Task to complete ▸
Omit all pictures, then retype the data exactly as given.

--- --- ---

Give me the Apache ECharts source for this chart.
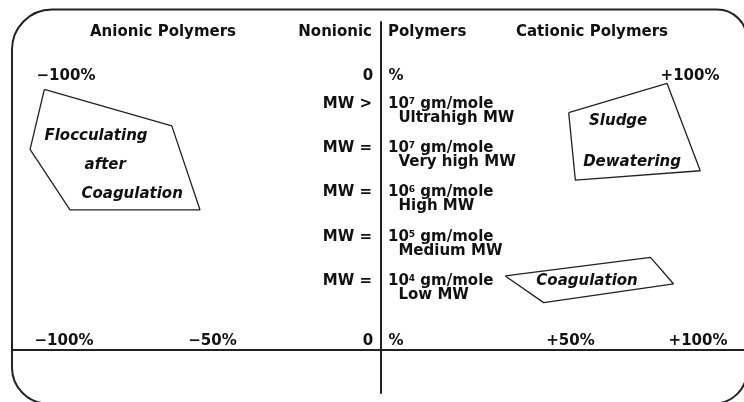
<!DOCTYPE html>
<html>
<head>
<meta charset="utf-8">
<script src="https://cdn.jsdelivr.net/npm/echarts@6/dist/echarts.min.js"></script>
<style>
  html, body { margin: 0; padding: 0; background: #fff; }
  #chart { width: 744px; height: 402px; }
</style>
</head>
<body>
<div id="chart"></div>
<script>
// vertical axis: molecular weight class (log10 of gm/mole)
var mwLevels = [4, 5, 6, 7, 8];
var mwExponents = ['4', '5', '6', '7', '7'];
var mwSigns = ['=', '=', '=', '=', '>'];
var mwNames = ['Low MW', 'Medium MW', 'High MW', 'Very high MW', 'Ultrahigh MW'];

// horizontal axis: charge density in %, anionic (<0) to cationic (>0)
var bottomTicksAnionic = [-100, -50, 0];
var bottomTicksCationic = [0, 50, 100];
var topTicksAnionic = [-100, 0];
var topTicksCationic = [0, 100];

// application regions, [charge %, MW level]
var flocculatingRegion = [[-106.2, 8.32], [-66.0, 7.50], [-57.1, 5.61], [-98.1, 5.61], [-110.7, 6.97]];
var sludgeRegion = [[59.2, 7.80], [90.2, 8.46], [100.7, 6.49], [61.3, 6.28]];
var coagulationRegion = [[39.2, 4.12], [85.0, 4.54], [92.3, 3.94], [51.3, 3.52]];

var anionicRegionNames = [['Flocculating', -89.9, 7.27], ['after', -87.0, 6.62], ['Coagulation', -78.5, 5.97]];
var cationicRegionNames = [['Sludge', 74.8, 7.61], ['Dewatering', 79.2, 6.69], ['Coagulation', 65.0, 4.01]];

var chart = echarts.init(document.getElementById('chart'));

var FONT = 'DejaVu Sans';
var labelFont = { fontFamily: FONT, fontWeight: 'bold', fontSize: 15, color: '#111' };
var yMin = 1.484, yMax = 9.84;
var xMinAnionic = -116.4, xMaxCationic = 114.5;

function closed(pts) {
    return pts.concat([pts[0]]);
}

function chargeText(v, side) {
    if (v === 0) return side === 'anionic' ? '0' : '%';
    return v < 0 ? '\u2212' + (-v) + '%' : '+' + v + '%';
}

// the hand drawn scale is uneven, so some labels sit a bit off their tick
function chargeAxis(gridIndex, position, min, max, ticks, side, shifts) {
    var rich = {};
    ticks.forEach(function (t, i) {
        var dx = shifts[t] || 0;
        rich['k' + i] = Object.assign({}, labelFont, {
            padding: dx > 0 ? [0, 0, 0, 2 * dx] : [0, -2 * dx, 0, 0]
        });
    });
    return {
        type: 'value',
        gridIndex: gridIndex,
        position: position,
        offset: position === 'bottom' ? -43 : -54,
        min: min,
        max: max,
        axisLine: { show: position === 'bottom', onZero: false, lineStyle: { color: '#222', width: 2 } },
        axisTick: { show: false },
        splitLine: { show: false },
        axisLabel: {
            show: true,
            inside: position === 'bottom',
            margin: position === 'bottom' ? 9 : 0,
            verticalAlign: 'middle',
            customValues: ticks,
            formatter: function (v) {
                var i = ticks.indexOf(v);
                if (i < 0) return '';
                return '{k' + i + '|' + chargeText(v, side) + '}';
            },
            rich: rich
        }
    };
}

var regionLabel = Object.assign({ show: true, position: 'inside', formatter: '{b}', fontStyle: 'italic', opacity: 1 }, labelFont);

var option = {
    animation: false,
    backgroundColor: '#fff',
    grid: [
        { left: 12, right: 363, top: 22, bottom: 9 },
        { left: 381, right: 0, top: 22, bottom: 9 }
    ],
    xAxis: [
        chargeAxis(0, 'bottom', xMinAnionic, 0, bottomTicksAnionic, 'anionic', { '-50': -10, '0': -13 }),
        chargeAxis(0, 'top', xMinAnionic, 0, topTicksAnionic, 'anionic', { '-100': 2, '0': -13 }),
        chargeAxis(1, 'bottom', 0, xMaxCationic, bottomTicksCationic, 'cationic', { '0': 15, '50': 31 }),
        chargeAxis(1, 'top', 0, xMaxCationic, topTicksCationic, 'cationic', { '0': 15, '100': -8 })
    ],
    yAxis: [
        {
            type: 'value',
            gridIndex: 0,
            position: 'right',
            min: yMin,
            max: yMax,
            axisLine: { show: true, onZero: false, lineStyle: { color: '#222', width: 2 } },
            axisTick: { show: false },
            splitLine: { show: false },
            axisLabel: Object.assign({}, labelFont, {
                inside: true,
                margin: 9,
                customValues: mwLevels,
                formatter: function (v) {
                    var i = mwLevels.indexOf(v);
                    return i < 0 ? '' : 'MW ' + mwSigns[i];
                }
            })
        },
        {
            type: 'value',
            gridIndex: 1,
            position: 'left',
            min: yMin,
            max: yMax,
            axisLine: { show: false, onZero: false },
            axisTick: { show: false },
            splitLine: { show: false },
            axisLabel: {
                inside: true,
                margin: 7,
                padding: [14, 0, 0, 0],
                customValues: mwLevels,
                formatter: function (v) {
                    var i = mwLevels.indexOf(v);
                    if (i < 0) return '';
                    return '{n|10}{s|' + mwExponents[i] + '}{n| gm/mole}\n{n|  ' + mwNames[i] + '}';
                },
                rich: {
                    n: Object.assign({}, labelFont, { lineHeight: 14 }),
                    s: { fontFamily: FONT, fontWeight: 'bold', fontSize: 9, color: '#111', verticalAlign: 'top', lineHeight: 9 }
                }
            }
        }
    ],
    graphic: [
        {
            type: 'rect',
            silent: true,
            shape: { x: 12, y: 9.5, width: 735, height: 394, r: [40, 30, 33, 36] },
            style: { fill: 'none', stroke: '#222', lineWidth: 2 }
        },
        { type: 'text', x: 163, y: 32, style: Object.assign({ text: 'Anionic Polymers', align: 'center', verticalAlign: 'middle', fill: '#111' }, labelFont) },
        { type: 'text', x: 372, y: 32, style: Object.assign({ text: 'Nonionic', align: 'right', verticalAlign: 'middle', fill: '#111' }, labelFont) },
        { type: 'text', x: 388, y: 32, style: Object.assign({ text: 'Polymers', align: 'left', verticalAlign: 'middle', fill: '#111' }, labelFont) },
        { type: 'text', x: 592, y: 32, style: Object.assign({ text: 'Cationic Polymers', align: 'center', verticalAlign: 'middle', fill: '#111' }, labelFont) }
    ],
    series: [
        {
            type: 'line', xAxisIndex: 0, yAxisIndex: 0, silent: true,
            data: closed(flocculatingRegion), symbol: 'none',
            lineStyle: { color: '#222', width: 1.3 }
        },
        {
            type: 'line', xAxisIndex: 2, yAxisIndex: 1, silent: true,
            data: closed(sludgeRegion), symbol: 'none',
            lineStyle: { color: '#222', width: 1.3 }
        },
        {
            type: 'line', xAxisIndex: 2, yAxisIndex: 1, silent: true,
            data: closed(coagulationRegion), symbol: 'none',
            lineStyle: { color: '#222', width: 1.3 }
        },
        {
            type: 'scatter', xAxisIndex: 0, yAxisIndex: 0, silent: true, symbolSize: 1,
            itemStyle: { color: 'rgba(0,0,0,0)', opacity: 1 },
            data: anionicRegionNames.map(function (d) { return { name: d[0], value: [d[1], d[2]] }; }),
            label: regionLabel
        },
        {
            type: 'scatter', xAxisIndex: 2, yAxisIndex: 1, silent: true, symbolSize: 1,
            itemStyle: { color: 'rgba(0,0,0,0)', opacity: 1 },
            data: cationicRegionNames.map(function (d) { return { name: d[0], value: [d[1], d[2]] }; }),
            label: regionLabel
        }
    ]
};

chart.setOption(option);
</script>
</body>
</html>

--- --- ---

Result for this exercise ▸
Give me the Apache ECharts source for this chart.
<!DOCTYPE html>
<html>
<head>
<meta charset="utf-8">
<script src="https://cdn.jsdelivr.net/npm/echarts@6/dist/echarts.min.js"></script>
<style>
  html, body { margin: 0; padding: 0; background: #fff; }
  #chart { width: 744px; height: 402px; }
</style>
</head>
<body>
<div id="chart"></div>
<script>
// vertical axis: molecular weight class (log10 of gm/mole)
var mwLevels = [4, 5, 6, 7, 8];
var mwExponents = ['4', '5', '6', '7', '7'];
var mwSigns = ['=', '=', '=', '=', '>'];
var mwNames = ['Low MW', 'Medium MW', 'High MW', 'Very high MW', 'Ultrahigh MW'];

// horizontal axis: charge density in %, anionic (<0) to cationic (>0)
var bottomTicksAnionic = [-100, -50, 0];
var bottomTicksCationic = [0, 50, 100];
var topTicksAnionic = [-100, 0];
var topTicksCationic = [0, 100];

// application regions, [charge %, MW level]
var flocculatingRegion = [[-106.2, 8.32], [-66.0, 7.50], [-57.1, 5.61], [-98.1, 5.61], [-110.7, 6.97]];
var sludgeRegion = [[59.2, 7.80], [90.2, 8.46], [100.7, 6.49], [61.3, 6.28]];
var coagulationRegion = [[39.2, 4.12], [85.0, 4.54], [92.3, 3.94], [51.3, 3.52]];

var anionicRegionNames = [['Flocculating', -89.9, 7.27], ['after', -87.0, 6.62], ['Coagulation', -78.5, 5.97]];
var cationicRegionNames = [['Sludge', 74.8, 7.61], ['Dewatering', 79.2, 6.69], ['Coagulation', 65.0, 4.01]];

var chart = echarts.init(document.getElementById('chart'));

var FONT = 'DejaVu Sans';
var labelFont = { fontFamily: FONT, fontWeight: 'bold', fontSize: 15, color: '#111' };
var yMin = 1.484, yMax = 9.84;
var xMinAnionic = -116.4, xMaxCationic = 114.5;

function closed(pts) {
    return pts.concat([pts[0]]);
}

function chargeText(v, side) {
    if (v === 0) return side === 'anionic' ? '0' : '%';
    return v < 0 ? '\u2212' + (-v) + '%' : '+' + v + '%';
}

// the hand drawn scale is uneven, so some labels sit a bit off their tick
function chargeAxis(gridIndex, position, min, max, ticks, side, shifts) {
    var rich = {};
    ticks.forEach(function (t, i) {
        var dx = shifts[t] || 0;
        rich['k' + i] = Object.assign({}, labelFont, {
            padding: dx > 0 ? [0, 0, 0, 2 * dx] : [0, -2 * dx, 0, 0]
        });
    });
    return {
        type: 'value',
        gridIndex: gridIndex,
        position: position,
        offset: position === 'bottom' ? -43 : -54,
        min: min,
        max: max,
        axisLine: { show: position === 'bottom', onZero: false, lineStyle: { color: '#222', width: 2 } },
        axisTick: { show: false },
        splitLine: { show: false },
        axisLabel: {
            show: true,
            inside: position === 'bottom',
            margin: position === 'bottom' ? 9 : 0,
            verticalAlign: 'middle',
            customValues: ticks,
            formatter: function (v) {
                var i = ticks.indexOf(v);
                if (i < 0) return '';
                return '{k' + i + '|' + chargeText(v, side) + '}';
            },
            rich: rich
        }
    };
}

var regionLabel = Object.assign({ show: true, position: 'inside', formatter: '{b}', fontStyle: 'italic', opacity: 1 }, labelFont);

var option = {
    animation: false,
    backgroundColor: '#fff',
    grid: [
        { left: 12, right: 363, top: 22, bottom: 9 },
        { left: 381, right: 0, top: 22, bottom: 9 }
    ],
    xAxis: [
        chargeAxis(0, 'bottom', xMinAnionic, 0, bottomTicksAnionic, 'anionic', { '-50': -10, '0': -13 }),
        chargeAxis(0, 'top', xMinAnionic, 0, topTicksAnionic, 'anionic', { '-100': 2, '0': -13 }),
        chargeAxis(1, 'bottom', 0, xMaxCationic, bottomTicksCationic, 'cationic', { '0': 15, '50': 31 }),
        chargeAxis(1, 'top', 0, xMaxCationic, topTicksCationic, 'cationic', { '0': 15, '100': -8 })
    ],
    yAxis: [
        {
            type: 'value',
            gridIndex: 0,
            position: 'right',
            min: yMin,
            max: yMax,
            axisLine: { show: true, onZero: false, lineStyle: { color: '#222', width: 2 } },
            axisTick: { show: false },
            splitLine: { show: false },
            axisLabel: Object.assign({}, labelFont, {
                inside: true,
                margin: 9,
                customValues: mwLevels,
                formatter: function (v) {
                    var i = mwLevels.indexOf(v);
                    return i < 0 ? '' : 'MW ' + mwSigns[i];
                }
            })
        },
        {
            type: 'value',
            gridIndex: 1,
            position: 'left',
            min: yMin,
            max: yMax,
            axisLine: { show: false, onZero: false },
            axisTick: { show: false },
            splitLine: { show: false },
            axisLabel: {
                inside: true,
                margin: 7,
                padding: [14, 0, 0, 0],
                customValues: mwLevels,
                formatter: function (v) {
                    var i = mwLevels.indexOf(v);
                    if (i < 0) return '';
                    return '{n|10}{s|' + mwExponents[i] + '}{n| gm/mole}\n{n|  ' + mwNames[i] + '}';
                },
                rich: {
                    n: Object.assign({}, labelFont, { lineHeight: 14 }),
                    s: { fontFamily: FONT, fontWeight: 'bold', fontSize: 9, color: '#111', verticalAlign: 'top', lineHeight: 9 }
                }
            }
        }
    ],
    graphic: [
        {
            type: 'rect',
            silent: true,
            shape: { x: 12, y: 9.5, width: 735, height: 394, r: [40, 30, 33, 36] },
            style: { fill: 'none', stroke: '#222', lineWidth: 2 }
        },
        { type: 'text', x: 163, y: 32, style: Object.assign({ text: 'Anionic Polymers', align: 'center', verticalAlign: 'middle', fill: '#111' }, labelFont) },
        { type: 'text', x: 372, y: 32, style: Object.assign({ text: 'Nonionic', align: 'right', verticalAlign: 'middle', fill: '#111' }, labelFont) },
        { type: 'text', x: 388, y: 32, style: Object.assign({ text: 'Polymers', align: 'left', verticalAlign: 'middle', fill: '#111' }, labelFont) },
        { type: 'text', x: 592, y: 32, style: Object.assign({ text: 'Cationic Polymers', align: 'center', verticalAlign: 'middle', fill: '#111' }, labelFont) }
    ],
    series: [
        {
            type: 'line', xAxisIndex: 0, yAxisIndex: 0, silent: true,
            data: closed(flocculatingRegion), symbol: 'none',
            lineStyle: { color: '#222', width: 1.3 }
        },
        {
            type: 'line', xAxisIndex: 2, yAxisIndex: 1, silent: true,
            data: closed(sludgeRegion), symbol: 'none',
            lineStyle: { color: '#222', width: 1.3 }
        },
        {
            type: 'line', xAxisIndex: 2, yAxisIndex: 1, silent: true,
            data: closed(coagulationRegion), symbol: 'none',
            lineStyle: { color: '#222', width: 1.3 }
        },
        {
            type: 'scatter', xAxisIndex: 0, yAxisIndex: 0, silent: true, symbolSize: 1,
            itemStyle: { color: 'rgba(0,0,0,0)', opacity: 1 },
            data: anionicRegionNames.map(function (d) { return { name: d[0], value: [d[1], d[2]] }; }),
            label: regionLabel
        },
        {
            type: 'scatter', xAxisIndex: 2, yAxisIndex: 1, silent: true, symbolSize: 1,
            itemStyle: { color: 'rgba(0,0,0,0)', opacity: 1 },
            data: cationicRegionNames.map(function (d) { return { name: d[0], value: [d[1], d[2]] }; }),
            label: regionLabel
        }
    ]
};

chart.setOption(option);
</script>
</body>
</html>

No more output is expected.